Monday, November 30, 2020

Laurie Cardoza-Moore is a bad pick for the Textbook Commission.

Laurie Cardoza-Moore
by Rod Williams - Recently Tennessee House Speaker Cameron Sexton appointed long-time activist Laurie Cardoza-Moore to the Tennessee State Textbook Commission. In my view this was a bad pick. Her appointment should be rejected.

Ms. Cardoza-Moore leads a non-profit organization called Proclaiming Justice to the Nations (PJTN), which is committed to fighting anti-Semitism.  The organization exposes incidents of anti-Semitism, supports the State of Israel, and fights efforts to force companies and universities to divest their portfolio of investments is Israel. If all I knew about Ms Cordoza-Moore was her leadership with this organization, I would say she is performing a needed service. The Southern Poverty Law Center has called PJTN a hate group, but I don't see it.  The SPLC often classifies groups that are pro-life and support traditional morality or are simply conservative  as "hate groups."  They carry very little weight with me.

My objection to Ms Cordoza-Moore's appointment to the text book commission is based on two things.  The first is her opposition to the building of a mosque in Murfreesboro. In Murfreesboro a few years ago a group of Americans of the  Muslim faith wanted to build a mosque. The mosque met the zoning and land use requirements of the property, yet there was a public demand that the building of the mosque be stopped. There is a fear that all Muslims are actual or potential terrorist and that this mosque would  be a terrorist training school.   Now, I know that there have been incidents of young immigrants radicalized at mosque in America.  I hope the FBI has undercover agents infiltrating  every mosque in America and monitoring the sermons of the imams.  

Believing law enforcements should be aware of the danger however and proactive in protecting America from terrorist attacks does not lead me to support policies that say the first amendment does not apply to Muslims in America.  I know some on the right have taken the position that Islam is not a religion. I can not fathom that one adheres to that position. Behind Christianity, Islam is the second most popular religion in the world with 1.5 billion followers.  Islam is not monolithic. There are divisions within Islam and it is ridiculous to think of all Muslims as potential terrorist.  It is other Muslims who have most often been the target of Islamic radicals.  You may not like the Muslim faith but to say it is not a religion is non-sense. I don’t want to deny basic rights to other American citizens because they practice a certain religious faith or because of their appearance or ancestry. 

A democracy means more than simply majority rule. If we don’t hold the right to freedom of religion sacred, if we do not respect our constitutional right to freedom of speech and freedom to assemble, if we can change the rules and deny someone the right to develop their property just because we don’t like what they are going to build, are we any better than the socialist of the left? Our rights are not to apply just to the majority. The majority do not need a Bill of Rights. If today we can deny a Muslim congregation the right to build a mosque, tomorrow we can deny the Mormons or Church of Scientology the right to build a house of worship. Is freedom of religion only for members of the Church of Christ and Baptist? I viewed her fight against the Murfreesboro mosque a fight against the  First Amendment. 

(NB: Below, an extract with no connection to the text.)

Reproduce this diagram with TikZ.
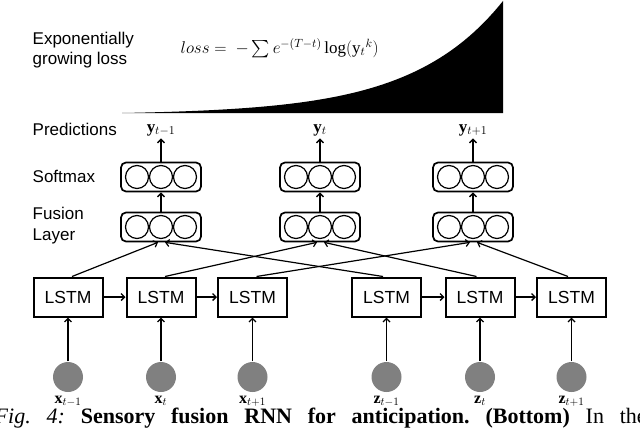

The second reason I question Ms Cordoza-Moore's fitness to serve on a text book commission is she lead a fight opposing a text book used in an Advanced Placement human geography book in the Williamson County Schools. She rallied citizens to turn out to protest anti-Semitism in Williamson County Schools and got them to turn out at a school board meeting to protest.  Specifically what was being protested was a textbook that, according to Ms Cardoza-Moore, "confuses 'terrorist attacks' with 'political violence.'" The specific example she sites is this: 
If a Palestinian suicide bomber kills several dozen Israeli teenagers in a Jerusalem restaurant, is that an act of terrorism or wartime retaliation against Israeli government policies and army actions? 
I am myself not convinced that that was an example of antisemitism and I really doubt the Williamson County School Board was guilty of promoting antisemitism. If the book is age-appropriate for the students, the quoted excerpt very well may be an appropriate means of getting students to think about current events and take an interest in the subject matter. I would bet that most students would answer the question by saying that killing teenagers in a restaurant is terrorism. 

This was a college level text book used in an advanced placement class. This is a book used to teach smart college-bound kids. Soon they would all be in college and be challenged to question and think about many complex issues.

I am pleased that we have a text book commission that includes citizen representation. Education is to important to be left up to just educators and anything that can reverse the left-wing indoctrination centers that our schools have become is welcome.  However, Ms Cordoza-Moore is the wrong person to place on that commission.  The Tennessee General Assembly must still confirm her appointment.  She should be rejected.